[BEGIN]

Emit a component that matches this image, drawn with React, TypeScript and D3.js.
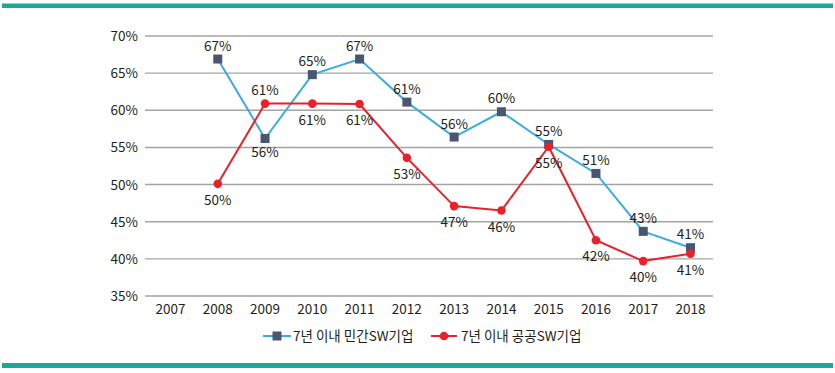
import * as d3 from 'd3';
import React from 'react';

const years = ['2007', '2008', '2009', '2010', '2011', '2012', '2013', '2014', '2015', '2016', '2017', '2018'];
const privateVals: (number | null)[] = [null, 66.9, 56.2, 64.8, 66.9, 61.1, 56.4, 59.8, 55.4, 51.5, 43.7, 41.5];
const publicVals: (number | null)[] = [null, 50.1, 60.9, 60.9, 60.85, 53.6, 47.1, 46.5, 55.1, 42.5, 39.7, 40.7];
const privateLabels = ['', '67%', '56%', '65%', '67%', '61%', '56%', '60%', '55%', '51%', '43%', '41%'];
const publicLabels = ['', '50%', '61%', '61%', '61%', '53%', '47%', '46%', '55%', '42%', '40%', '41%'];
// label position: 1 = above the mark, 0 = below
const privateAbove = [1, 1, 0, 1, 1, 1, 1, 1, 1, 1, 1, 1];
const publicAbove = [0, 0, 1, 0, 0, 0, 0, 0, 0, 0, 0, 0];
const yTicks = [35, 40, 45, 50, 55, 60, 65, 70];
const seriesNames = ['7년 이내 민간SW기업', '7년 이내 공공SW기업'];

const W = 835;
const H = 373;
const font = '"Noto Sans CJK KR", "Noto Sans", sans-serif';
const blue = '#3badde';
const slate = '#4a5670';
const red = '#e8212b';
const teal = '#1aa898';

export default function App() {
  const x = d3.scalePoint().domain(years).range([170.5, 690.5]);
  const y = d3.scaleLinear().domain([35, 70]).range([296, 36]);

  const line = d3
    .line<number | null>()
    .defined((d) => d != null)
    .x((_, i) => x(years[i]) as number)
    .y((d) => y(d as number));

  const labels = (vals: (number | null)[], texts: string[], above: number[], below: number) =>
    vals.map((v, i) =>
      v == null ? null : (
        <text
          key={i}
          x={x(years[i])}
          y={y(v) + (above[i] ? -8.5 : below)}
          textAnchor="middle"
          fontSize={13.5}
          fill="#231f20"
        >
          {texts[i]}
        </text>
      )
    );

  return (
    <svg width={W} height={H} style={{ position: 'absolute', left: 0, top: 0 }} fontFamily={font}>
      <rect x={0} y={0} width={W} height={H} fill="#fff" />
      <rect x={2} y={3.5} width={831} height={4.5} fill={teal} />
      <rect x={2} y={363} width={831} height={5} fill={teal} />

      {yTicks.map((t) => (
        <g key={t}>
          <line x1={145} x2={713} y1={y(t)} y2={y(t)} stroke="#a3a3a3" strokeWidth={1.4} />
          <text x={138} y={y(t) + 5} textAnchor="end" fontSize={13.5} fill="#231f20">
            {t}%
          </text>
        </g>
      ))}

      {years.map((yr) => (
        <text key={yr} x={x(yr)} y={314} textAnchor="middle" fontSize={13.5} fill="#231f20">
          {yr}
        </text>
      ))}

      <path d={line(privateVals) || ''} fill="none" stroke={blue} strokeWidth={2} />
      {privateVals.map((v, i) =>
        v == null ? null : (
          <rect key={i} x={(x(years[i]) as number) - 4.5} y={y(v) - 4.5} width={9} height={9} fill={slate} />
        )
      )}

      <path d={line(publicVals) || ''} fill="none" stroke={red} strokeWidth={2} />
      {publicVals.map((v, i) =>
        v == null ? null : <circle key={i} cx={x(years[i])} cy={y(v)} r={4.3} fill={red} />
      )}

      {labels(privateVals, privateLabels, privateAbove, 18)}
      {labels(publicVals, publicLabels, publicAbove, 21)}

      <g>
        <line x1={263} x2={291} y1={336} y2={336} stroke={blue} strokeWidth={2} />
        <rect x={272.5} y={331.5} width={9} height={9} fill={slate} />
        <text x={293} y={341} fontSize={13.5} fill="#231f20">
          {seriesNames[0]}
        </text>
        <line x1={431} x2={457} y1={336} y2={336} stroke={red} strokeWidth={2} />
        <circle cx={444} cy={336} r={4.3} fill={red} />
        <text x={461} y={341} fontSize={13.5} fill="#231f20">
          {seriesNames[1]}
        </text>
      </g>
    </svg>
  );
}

[END]

■ WHAT YOU WILL DO
Transcribe all the data word for word; the images stay out.

■ CORRECT RESPONSE
Emit a component that matches this image, drawn with React, TypeScript and D3.js.
import * as d3 from 'd3';
import React from 'react';

const years = ['2007', '2008', '2009', '2010', '2011', '2012', '2013', '2014', '2015', '2016', '2017', '2018'];
const privateVals: (number | null)[] = [null, 66.9, 56.2, 64.8, 66.9, 61.1, 56.4, 59.8, 55.4, 51.5, 43.7, 41.5];
const publicVals: (number | null)[] = [null, 50.1, 60.9, 60.9, 60.85, 53.6, 47.1, 46.5, 55.1, 42.5, 39.7, 40.7];
const privateLabels = ['', '67%', '56%', '65%', '67%', '61%', '56%', '60%', '55%', '51%', '43%', '41%'];
const publicLabels = ['', '50%', '61%', '61%', '61%', '53%', '47%', '46%', '55%', '42%', '40%', '41%'];
// label position: 1 = above the mark, 0 = below
const privateAbove = [1, 1, 0, 1, 1, 1, 1, 1, 1, 1, 1, 1];
const publicAbove = [0, 0, 1, 0, 0, 0, 0, 0, 0, 0, 0, 0];
const yTicks = [35, 40, 45, 50, 55, 60, 65, 70];
const seriesNames = ['7년 이내 민간SW기업', '7년 이내 공공SW기업'];

const W = 835;
const H = 373;
const font = '"Noto Sans CJK KR", "Noto Sans", sans-serif';
const blue = '#3badde';
const slate = '#4a5670';
const red = '#e8212b';
const teal = '#1aa898';

export default function App() {
  const x = d3.scalePoint().domain(years).range([170.5, 690.5]);
  const y = d3.scaleLinear().domain([35, 70]).range([296, 36]);

  const line = d3
    .line<number | null>()
    .defined((d) => d != null)
    .x((_, i) => x(years[i]) as number)
    .y((d) => y(d as number));

  const labels = (vals: (number | null)[], texts: string[], above: number[], below: number) =>
    vals.map((v, i) =>
      v == null ? null : (
        <text
          key={i}
          x={x(years[i])}
          y={y(v) + (above[i] ? -8.5 : below)}
          textAnchor="middle"
          fontSize={13.5}
          fill="#231f20"
        >
          {texts[i]}
        </text>
      )
    );

  return (
    <svg width={W} height={H} style={{ position: 'absolute', left: 0, top: 0 }} fontFamily={font}>
      <rect x={0} y={0} width={W} height={H} fill="#fff" />
      <rect x={2} y={3.5} width={831} height={4.5} fill={teal} />
      <rect x={2} y={363} width={831} height={5} fill={teal} />

      {yTicks.map((t) => (
        <g key={t}>
          <line x1={145} x2={713} y1={y(t)} y2={y(t)} stroke="#a3a3a3" strokeWidth={1.4} />
          <text x={138} y={y(t) + 5} textAnchor="end" fontSize={13.5} fill="#231f20">
            {t}%
          </text>
        </g>
      ))}

      {years.map((yr) => (
        <text key={yr} x={x(yr)} y={314} textAnchor="middle" fontSize={13.5} fill="#231f20">
          {yr}
        </text>
      ))}

      <path d={line(privateVals) || ''} fill="none" stroke={blue} strokeWidth={2} />
      {privateVals.map((v, i) =>
        v == null ? null : (
          <rect key={i} x={(x(years[i]) as number) - 4.5} y={y(v) - 4.5} width={9} height={9} fill={slate} />
        )
      )}

      <path d={line(publicVals) || ''} fill="none" stroke={red} strokeWidth={2} />
      {publicVals.map((v, i) =>
        v == null ? null : <circle key={i} cx={x(years[i])} cy={y(v)} r={4.3} fill={red} />
      )}

      {labels(privateVals, privateLabels, privateAbove, 18)}
      {labels(publicVals, publicLabels, publicAbove, 21)}

      <g>
        <line x1={263} x2={291} y1={336} y2={336} stroke={blue} strokeWidth={2} />
        <rect x={272.5} y={331.5} width={9} height={9} fill={slate} />
        <text x={293} y={341} fontSize={13.5} fill="#231f20">
          {seriesNames[0]}
        </text>
        <line x1={431} x2={457} y1={336} y2={336} stroke={red} strokeWidth={2} />
        <circle cx={444} cy={336} r={4.3} fill={red} />
        <text x={461} y={341} fontSize={13.5} fill="#231f20">
          {seriesNames[1]}
        </text>
      </g>
    </svg>
  );
}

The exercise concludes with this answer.